** TASK REQUIREMENTS **
Exactly as written, retype the listing below, omitting the pictures.

[Dataset records]
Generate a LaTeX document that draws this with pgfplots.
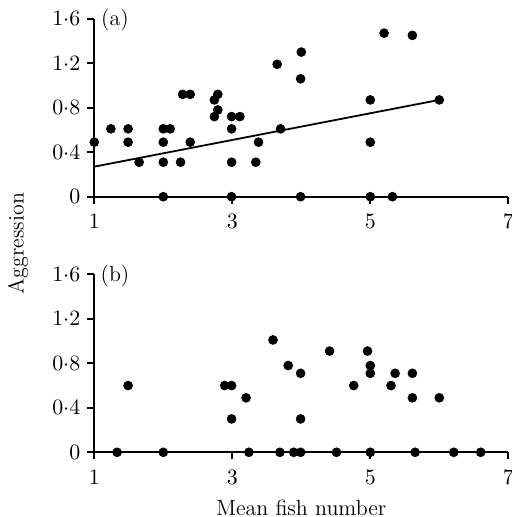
\documentclass[border=0pt]{standalone}
\usepackage{fontspec}
\usepackage{pgfplots}
\pgfplotsset{compat=1.18}

\pgfplotsset{
  fishpanel/.style={
    scale only axis,
    width=207pt, height=89pt,
    axis lines=left,
    axis line style={-, line width=0.9pt},
    xmin=1, xmax=7, ymin=0, ymax=1.6,
    xtick={1,3,5,7},
    ytick={0,0.4,0.8,1.2,1.6},
    yticklabels={$0$,$0{\cdot}4$,$0{\cdot}8$,$1{\cdot}2$,$1{\cdot}6$},
    tick align=outside,
    major tick length=3.5pt,
    tick style={black, line width=0.9pt},
    xticklabel style={yshift=-2pt},
    clip=false,
    anchor=south west,
  },
  dots/.style={only marks, mark=*, mark size=2.2pt, black},
}

\begin{document}
\begin{tikzpicture}[font=\fontsize{11}{13}\selectfont]

% (a) all fish
\begin{axis}[fishpanel, at={(47.15pt,-98.35pt)}]
\addplot[dots] table {
1.00 0.49
1.24 0.61
1.49 0.61
1.49 0.49
1.65 0.31
2.00 0.61
2.10 0.61
2.00 0.49
2.00 0.31
2.00 0.00
2.25 0.31
2.28 0.92
2.39 0.92
2.39 0.49
2.74 0.87
2.79 0.92
2.79 0.78
2.74 0.72
2.99 0.72
3.11 0.72
2.99 0.61
2.99 0.31
2.99 0.00
3.34 0.31
3.38 0.49
3.65 1.19
4.00 1.30
3.99 1.06
3.70 0.61
3.99 0.00
5.00 0.87
5.00 0.49
5.00 0.00
5.32 0.00
5.20 1.47
5.61 1.45
6.00 0.87
};
% fitted line
\addplot[black, line width=0.9pt] coordinates {(1.0,0.27) (6.0,0.87)};
\end{axis}

% (b)
\begin{axis}[fishpanel, at={(47.15pt,-226.15pt)}]
\addplot[dots] table {
1.49 0.60
1.33 0.00
2.00 0.00
2.89 0.60
2.99 0.60
2.99 0.30
3.20 0.49
3.24 0.00
3.59 1.01
3.81 0.78
3.99 0.71
3.99 0.30
3.69 0.00
3.89 0.00
3.99 0.00
4.41 0.91
4.51 0.00
4.76 0.60
4.96 0.91
5.00 0.78
5.00 0.71
5.00 0.00
5.30 0.60
5.36 0.71
5.61 0.71
5.61 0.49
5.65 0.00
6.00 0.49
6.21 0.00
6.60 0.00
};
\end{axis}

\node at (57.5pt,-10pt) {(a)};
\node at (57.5pt,-138pt) {(b)};
\node[rotate=90] at (9pt,-121.75pt) {Aggression};
\node at (150.65pt,-254pt) {Mean fish number};

\pgfresetboundingbox
\path[use as bounding box] (0pt,0pt) rectangle (255.5pt,-258.5pt);
\end{tikzpicture}
\end{document}
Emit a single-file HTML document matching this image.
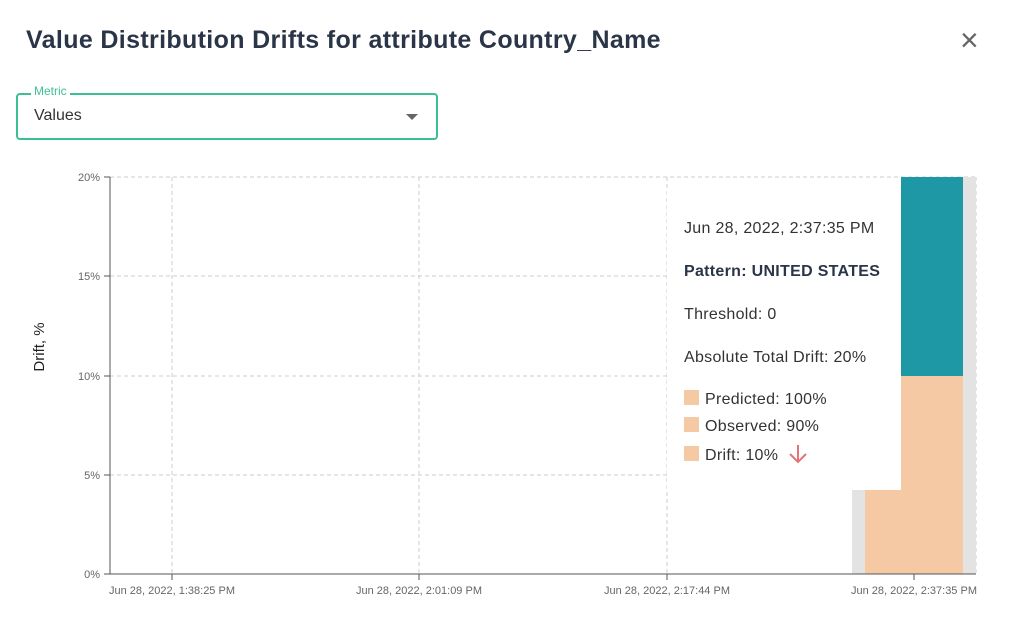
<!DOCTYPE html><html><head><style>
body{margin:0;width:1024px;height:629px;background:#fff;font-family:"Liberation Sans",sans-serif;position:relative;overflow:hidden}
.t{position:absolute;white-space:nowrap}
</style></head><body>
<div class="t" style="left:26px;top:26px;font-size:25px;letter-spacing:0.35px;font-weight:bold;color:#2b3548">Value Distribution Drifts for attribute Country_Name</div>
<div class="t" style="left:960px;top:22px;font-size:32px;color:#666">×</div>
<div style="position:absolute;left:16px;top:93px;width:418px;height:43px;border:2px solid #3dbf94;border-radius:4px"></div>
<div class="t" style="left:31px;top:84px;font-size:12px;color:#3dbf94;background:#fff;padding:0 3px">Metric</div>
<div class="t" style="left:34px;top:107px;font-size:16px;color:#333">Values</div>
<div style="position:absolute;left:406px;top:114px;border-left:6px solid transparent;border-right:6px solid transparent;border-top:6px solid #666"></div>
<svg width="1024" height="629" style="position:absolute;left:0;top:0" font-family="Liberation Sans" font-size="11" fill="#666">
<g stroke="#ccc" stroke-dasharray="4,3">
<line x1="110" y1="177" x2="976" y2="177"/><line x1="110" y1="276" x2="976" y2="276"/><line x1="110" y1="376" x2="976" y2="376"/><line x1="110" y1="475" x2="976" y2="475"/>
<line x1="172" y1="177" x2="172" y2="574"/><line x1="419" y1="177" x2="419" y2="574"/><line x1="667" y1="177" x2="667" y2="574"/><line x1="914" y1="177" x2="914" y2="574"/><line x1="976" y1="177" x2="976" y2="574"/>
</g>
<rect x="667" y="190" width="234" height="299" fill="#fff"/>
<rect x="852" y="490" width="13" height="84" fill="#e3e3e3"/>
<rect x="865" y="490" width="36" height="84" fill="#f5c9a3"/>
<rect x="901" y="376" width="62" height="198" fill="#f5c9a3"/>
<rect x="901" y="177" width="62" height="199" fill="#1f98a6"/>
<rect x="963" y="177" width="13" height="397" fill="#e3e3e3"/>
<g stroke="#555"><line x1="110" y1="177" x2="110" y2="574"/><line x1="110" y1="574" x2="976" y2="574"/>
<line x1="104" y1="177" x2="110" y2="177"/><line x1="104" y1="276" x2="110" y2="276"/><line x1="104" y1="376" x2="110" y2="376"/><line x1="104" y1="475" x2="110" y2="475"/><line x1="104" y1="574" x2="110" y2="574"/>
<line x1="172" y1="574" x2="172" y2="580"/><line x1="419" y1="574" x2="419" y2="580"/><line x1="667" y1="574" x2="667" y2="580"/><line x1="914" y1="574" x2="914" y2="580"/></g>
<g text-anchor="end"><text x="100" y="181">20%</text><text x="100" y="280">15%</text><text x="100" y="380">10%</text><text x="100" y="479">5%</text><text x="100" y="578">0%</text></g>
<g text-anchor="middle"><text x="172" y="594">Jun 28, 2022, 1:38:25 PM</text><text x="419" y="594">Jun 28, 2022, 2:01:09 PM</text><text x="667" y="594">Jun 28, 2022, 2:17:44 PM</text><text x="914" y="594">Jun 28, 2022, 2:37:35 PM</text></g>
<text transform="translate(44,347) rotate(-90)" text-anchor="middle" font-size="15" fill="#222">Drift, %</text>
<g font-size="16" fill="#333" letter-spacing="0.3"><text x="684" y="233">Jun 28, 2022, 2:37:35 PM</text><text x="684" y="276" font-weight="bold" fill="#2b3548">Pattern: UNITED STATES</text><text x="684" y="319">Threshold: 0</text><text x="684" y="362">Absolute Total Drift: 20%</text>
<rect x="684" y="390" width="15" height="15" fill="#f5c9a3"/><text x="705" y="404">Predicted: 100%</text>
<rect x="684" y="417" width="15" height="15" fill="#f5c9a3"/><text x="705" y="431">Observed: 90%</text>
<rect x="684" y="446" width="15" height="15" fill="#f5c9a3"/><text x="705" y="460">Drift: 10%</text></g>
<g stroke="#e57373" stroke-width="2" fill="none"><line x1="798" y1="445" x2="798" y2="461"/><polyline points="790,454 798,462 806,454"/></g>
</svg>
</body></html>
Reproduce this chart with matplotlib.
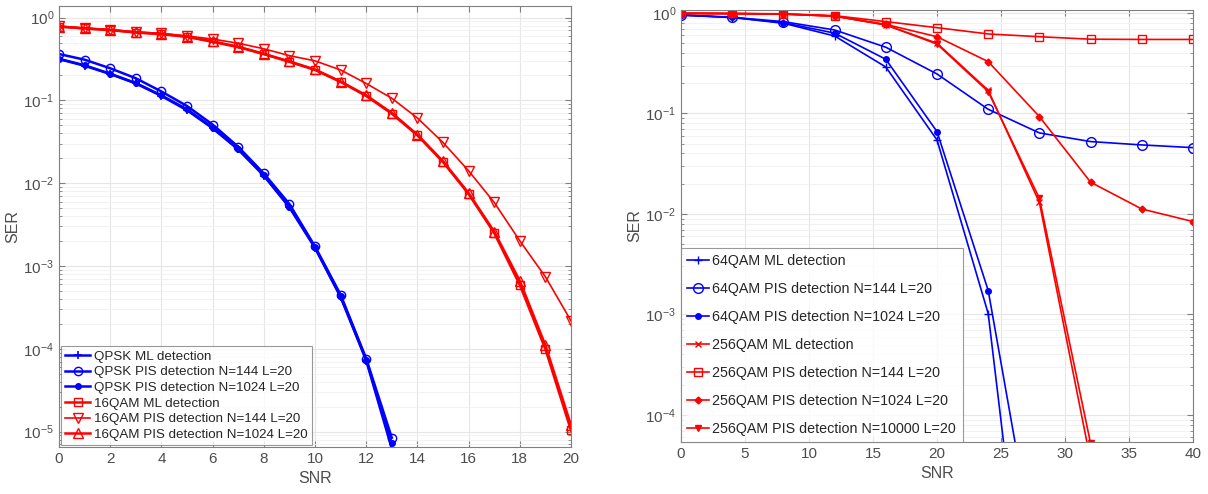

** IN RESPONSE **
Generate a LaTeX document that draws this with pgfplots.
\documentclass[border=0pt]{standalone}
\usepackage{fontspec}
\usepackage{pgfplots}
\pgfplotsset{compat=1.18}

\pgfplotsset{
  fishpanel/.style={
    scale only axis,
    width=207pt, height=89pt,
    axis lines=left,
    axis line style={-, line width=0.9pt},
    xmin=1, xmax=7, ymin=0, ymax=1.6,
    xtick={1,3,5,7},
    ytick={0,0.4,0.8,1.2,1.6},
    yticklabels={$0$,$0{\cdot}4$,$0{\cdot}8$,$1{\cdot}2$,$1{\cdot}6$},
    tick align=outside,
    major tick length=3.5pt,
    tick style={black, line width=0.9pt},
    xticklabel style={yshift=-2pt},
    clip=false,
    anchor=south west,
  },
  dots/.style={only marks, mark=*, mark size=2.2pt, black},
}

\begin{document}
\begin{tikzpicture}[font=\fontsize{11}{13}\selectfont]

% (a) all fish
\begin{axis}[fishpanel, at={(47.15pt,-98.35pt)}]
\addplot[dots] table {
1.00 0.49
1.24 0.61
1.49 0.61
1.49 0.49
1.65 0.31
2.00 0.61
2.10 0.61
2.00 0.49
2.00 0.31
2.00 0.00
2.25 0.31
2.28 0.92
2.39 0.92
2.39 0.49
2.74 0.87
2.79 0.92
2.79 0.78
2.74 0.72
2.99 0.72
3.11 0.72
2.99 0.61
2.99 0.31
2.99 0.00
3.34 0.31
3.38 0.49
3.65 1.19
4.00 1.30
3.99 1.06
3.70 0.61
3.99 0.00
5.00 0.87
5.00 0.49
5.00 0.00
5.32 0.00
5.20 1.47
5.61 1.45
6.00 0.87
};
% fitted line
\addplot[black, line width=0.9pt] coordinates {(1.0,0.27) (6.0,0.87)};
\end{axis}

% (b)
\begin{axis}[fishpanel, at={(47.15pt,-226.15pt)}]
\addplot[dots] table {
1.49 0.60
1.33 0.00
2.00 0.00
2.89 0.60
2.99 0.60
2.99 0.30
3.20 0.49
3.24 0.00
3.59 1.01
3.81 0.78
3.99 0.71
3.99 0.30
3.69 0.00
3.89 0.00
3.99 0.00
4.41 0.91
4.51 0.00
4.76 0.60
4.96 0.91
5.00 0.78
5.00 0.71
5.00 0.00
5.30 0.60
5.36 0.71
5.61 0.71
5.61 0.49
5.65 0.00
6.00 0.49
6.21 0.00
6.60 0.00
};
\end{axis}

\node at (57.5pt,-10pt) {(a)};
\node at (57.5pt,-138pt) {(b)};
\node[rotate=90] at (9pt,-121.75pt) {Aggression};
\node at (150.65pt,-254pt) {Mean fish number};

\pgfresetboundingbox
\path[use as bounding box] (0pt,0pt) rectangle (255.5pt,-258.5pt);
\end{tikzpicture}
\end{document}
Emit a single-file HTML document matching this image.
<!DOCTYPE html><html><head><style>
body{margin:0;width:1024px;height:629px;background:#fff;font-family:"Liberation Sans",sans-serif;position:relative;overflow:hidden}
.t{position:absolute;white-space:nowrap}
</style></head><body>
<div class="t" style="left:26px;top:26px;font-size:25px;letter-spacing:0.35px;font-weight:bold;color:#2b3548">Value Distribution Drifts for attribute Country_Name</div>
<div class="t" style="left:960px;top:22px;font-size:32px;color:#666">×</div>
<div style="position:absolute;left:16px;top:93px;width:418px;height:43px;border:2px solid #3dbf94;border-radius:4px"></div>
<div class="t" style="left:31px;top:84px;font-size:12px;color:#3dbf94;background:#fff;padding:0 3px">Metric</div>
<div class="t" style="left:34px;top:107px;font-size:16px;color:#333">Values</div>
<div style="position:absolute;left:406px;top:114px;border-left:6px solid transparent;border-right:6px solid transparent;border-top:6px solid #666"></div>
<svg width="1024" height="629" style="position:absolute;left:0;top:0" font-family="Liberation Sans" font-size="11" fill="#666">
<g stroke="#ccc" stroke-dasharray="4,3">
<line x1="110" y1="177" x2="976" y2="177"/><line x1="110" y1="276" x2="976" y2="276"/><line x1="110" y1="376" x2="976" y2="376"/><line x1="110" y1="475" x2="976" y2="475"/>
<line x1="172" y1="177" x2="172" y2="574"/><line x1="419" y1="177" x2="419" y2="574"/><line x1="667" y1="177" x2="667" y2="574"/><line x1="914" y1="177" x2="914" y2="574"/><line x1="976" y1="177" x2="976" y2="574"/>
</g>
<rect x="667" y="190" width="234" height="299" fill="#fff"/>
<rect x="852" y="490" width="13" height="84" fill="#e3e3e3"/>
<rect x="865" y="490" width="36" height="84" fill="#f5c9a3"/>
<rect x="901" y="376" width="62" height="198" fill="#f5c9a3"/>
<rect x="901" y="177" width="62" height="199" fill="#1f98a6"/>
<rect x="963" y="177" width="13" height="397" fill="#e3e3e3"/>
<g stroke="#555"><line x1="110" y1="177" x2="110" y2="574"/><line x1="110" y1="574" x2="976" y2="574"/>
<line x1="104" y1="177" x2="110" y2="177"/><line x1="104" y1="276" x2="110" y2="276"/><line x1="104" y1="376" x2="110" y2="376"/><line x1="104" y1="475" x2="110" y2="475"/><line x1="104" y1="574" x2="110" y2="574"/>
<line x1="172" y1="574" x2="172" y2="580"/><line x1="419" y1="574" x2="419" y2="580"/><line x1="667" y1="574" x2="667" y2="580"/><line x1="914" y1="574" x2="914" y2="580"/></g>
<g text-anchor="end"><text x="100" y="181">20%</text><text x="100" y="280">15%</text><text x="100" y="380">10%</text><text x="100" y="479">5%</text><text x="100" y="578">0%</text></g>
<g text-anchor="middle"><text x="172" y="594">Jun 28, 2022, 1:38:25 PM</text><text x="419" y="594">Jun 28, 2022, 2:01:09 PM</text><text x="667" y="594">Jun 28, 2022, 2:17:44 PM</text><text x="914" y="594">Jun 28, 2022, 2:37:35 PM</text></g>
<text transform="translate(44,347) rotate(-90)" text-anchor="middle" font-size="15" fill="#222">Drift, %</text>
<g font-size="16" fill="#333" letter-spacing="0.3"><text x="684" y="233">Jun 28, 2022, 2:37:35 PM</text><text x="684" y="276" font-weight="bold" fill="#2b3548">Pattern: UNITED STATES</text><text x="684" y="319">Threshold: 0</text><text x="684" y="362">Absolute Total Drift: 20%</text>
<rect x="684" y="390" width="15" height="15" fill="#f5c9a3"/><text x="705" y="404">Predicted: 100%</text>
<rect x="684" y="417" width="15" height="15" fill="#f5c9a3"/><text x="705" y="431">Observed: 90%</text>
<rect x="684" y="446" width="15" height="15" fill="#f5c9a3"/><text x="705" y="460">Drift: 10%</text></g>
<g stroke="#e57373" stroke-width="2" fill="none"><line x1="798" y1="445" x2="798" y2="461"/><polyline points="790,454 798,462 806,454"/></g>
</svg>
</body></html>
Reproduce this chart with matplotlib.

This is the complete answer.